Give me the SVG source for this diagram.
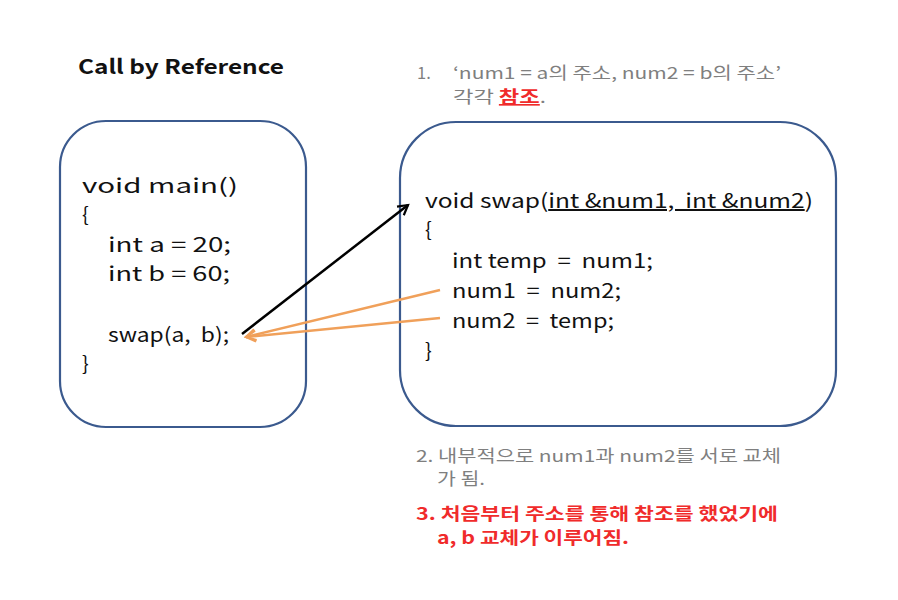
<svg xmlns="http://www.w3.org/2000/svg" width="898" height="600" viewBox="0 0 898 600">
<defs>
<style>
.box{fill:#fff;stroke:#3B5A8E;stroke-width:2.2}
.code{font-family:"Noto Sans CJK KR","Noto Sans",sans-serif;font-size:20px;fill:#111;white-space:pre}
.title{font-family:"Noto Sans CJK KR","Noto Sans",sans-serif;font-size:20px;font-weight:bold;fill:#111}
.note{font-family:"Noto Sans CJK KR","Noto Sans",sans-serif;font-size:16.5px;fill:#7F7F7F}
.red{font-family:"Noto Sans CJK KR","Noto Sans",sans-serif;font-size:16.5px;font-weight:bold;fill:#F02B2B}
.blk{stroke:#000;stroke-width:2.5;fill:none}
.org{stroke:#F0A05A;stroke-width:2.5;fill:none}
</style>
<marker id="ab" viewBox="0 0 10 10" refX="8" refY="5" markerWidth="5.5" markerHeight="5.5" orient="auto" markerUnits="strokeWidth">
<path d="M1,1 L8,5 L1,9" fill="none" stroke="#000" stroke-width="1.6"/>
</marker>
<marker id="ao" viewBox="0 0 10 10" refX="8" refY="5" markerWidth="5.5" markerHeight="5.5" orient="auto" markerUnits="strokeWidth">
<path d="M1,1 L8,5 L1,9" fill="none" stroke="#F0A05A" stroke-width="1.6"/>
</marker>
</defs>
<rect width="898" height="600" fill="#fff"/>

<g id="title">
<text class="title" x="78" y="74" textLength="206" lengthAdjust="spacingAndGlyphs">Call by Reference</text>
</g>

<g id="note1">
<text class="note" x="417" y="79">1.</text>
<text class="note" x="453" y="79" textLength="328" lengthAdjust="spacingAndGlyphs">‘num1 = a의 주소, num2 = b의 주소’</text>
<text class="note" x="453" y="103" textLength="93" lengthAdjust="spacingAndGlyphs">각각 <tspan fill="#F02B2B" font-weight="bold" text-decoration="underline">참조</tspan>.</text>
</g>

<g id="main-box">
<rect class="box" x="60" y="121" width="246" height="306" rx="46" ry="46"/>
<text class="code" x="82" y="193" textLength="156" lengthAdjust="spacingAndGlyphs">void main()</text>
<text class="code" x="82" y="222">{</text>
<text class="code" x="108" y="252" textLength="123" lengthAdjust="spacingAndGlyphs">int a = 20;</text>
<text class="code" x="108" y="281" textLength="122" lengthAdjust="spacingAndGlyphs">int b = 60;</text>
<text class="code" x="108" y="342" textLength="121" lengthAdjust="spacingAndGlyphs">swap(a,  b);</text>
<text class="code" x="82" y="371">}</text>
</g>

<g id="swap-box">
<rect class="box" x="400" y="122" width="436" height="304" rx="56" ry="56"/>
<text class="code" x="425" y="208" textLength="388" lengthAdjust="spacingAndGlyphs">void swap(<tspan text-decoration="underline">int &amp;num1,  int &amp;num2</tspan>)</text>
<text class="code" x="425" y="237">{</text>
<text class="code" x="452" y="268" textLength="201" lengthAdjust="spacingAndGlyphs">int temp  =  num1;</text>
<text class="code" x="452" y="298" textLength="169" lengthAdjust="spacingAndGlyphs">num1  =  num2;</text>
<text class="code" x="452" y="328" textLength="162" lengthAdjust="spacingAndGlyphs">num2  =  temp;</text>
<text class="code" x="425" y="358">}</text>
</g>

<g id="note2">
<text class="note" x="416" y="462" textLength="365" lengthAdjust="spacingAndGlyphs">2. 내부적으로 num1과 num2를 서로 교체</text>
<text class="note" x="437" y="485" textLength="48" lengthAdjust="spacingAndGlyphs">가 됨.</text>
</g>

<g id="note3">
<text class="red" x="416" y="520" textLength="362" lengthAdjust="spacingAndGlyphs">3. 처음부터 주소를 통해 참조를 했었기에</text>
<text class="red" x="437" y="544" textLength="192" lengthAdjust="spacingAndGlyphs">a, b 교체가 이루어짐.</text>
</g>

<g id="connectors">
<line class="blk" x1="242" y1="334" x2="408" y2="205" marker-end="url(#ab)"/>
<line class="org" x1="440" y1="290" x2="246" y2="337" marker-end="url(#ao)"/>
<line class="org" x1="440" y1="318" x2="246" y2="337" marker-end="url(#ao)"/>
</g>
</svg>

------------------------------

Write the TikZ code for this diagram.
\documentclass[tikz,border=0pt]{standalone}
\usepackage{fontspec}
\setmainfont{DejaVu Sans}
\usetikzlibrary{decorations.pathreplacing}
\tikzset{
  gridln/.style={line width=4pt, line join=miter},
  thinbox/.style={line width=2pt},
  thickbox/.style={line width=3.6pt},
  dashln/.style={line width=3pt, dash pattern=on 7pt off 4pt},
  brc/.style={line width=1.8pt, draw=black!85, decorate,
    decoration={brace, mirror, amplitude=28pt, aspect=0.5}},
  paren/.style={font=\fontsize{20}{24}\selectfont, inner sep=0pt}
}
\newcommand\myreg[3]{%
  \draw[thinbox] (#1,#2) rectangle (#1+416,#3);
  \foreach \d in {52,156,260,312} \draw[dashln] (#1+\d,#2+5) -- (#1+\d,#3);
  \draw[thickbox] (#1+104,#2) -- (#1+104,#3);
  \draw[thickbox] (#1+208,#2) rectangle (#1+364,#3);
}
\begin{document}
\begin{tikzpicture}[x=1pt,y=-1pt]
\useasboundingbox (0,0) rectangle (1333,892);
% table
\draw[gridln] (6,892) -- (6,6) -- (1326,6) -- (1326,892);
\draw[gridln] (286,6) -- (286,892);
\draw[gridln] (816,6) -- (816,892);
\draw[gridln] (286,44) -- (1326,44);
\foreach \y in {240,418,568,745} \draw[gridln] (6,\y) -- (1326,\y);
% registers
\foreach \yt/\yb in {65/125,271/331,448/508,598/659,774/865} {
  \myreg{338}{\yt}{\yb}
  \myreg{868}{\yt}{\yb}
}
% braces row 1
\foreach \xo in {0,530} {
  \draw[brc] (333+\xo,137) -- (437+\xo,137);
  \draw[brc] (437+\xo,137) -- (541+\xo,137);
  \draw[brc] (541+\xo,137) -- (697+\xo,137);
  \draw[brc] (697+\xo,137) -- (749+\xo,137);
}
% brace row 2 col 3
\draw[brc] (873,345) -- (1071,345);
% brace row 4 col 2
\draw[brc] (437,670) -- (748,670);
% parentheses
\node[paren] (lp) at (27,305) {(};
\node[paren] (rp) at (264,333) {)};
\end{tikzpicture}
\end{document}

------------------------------

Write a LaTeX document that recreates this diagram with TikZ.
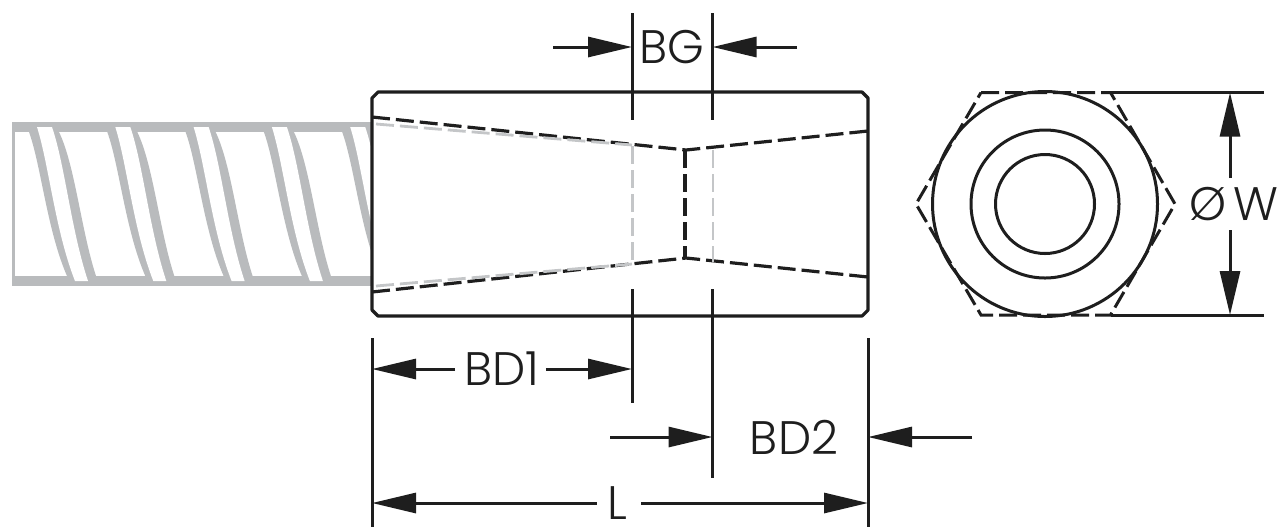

------------------------------

Extract every line from the records above that contains the word "Write".

Write the TikZ code for this diagram.
Write a LaTeX document that recreates this diagram with TikZ.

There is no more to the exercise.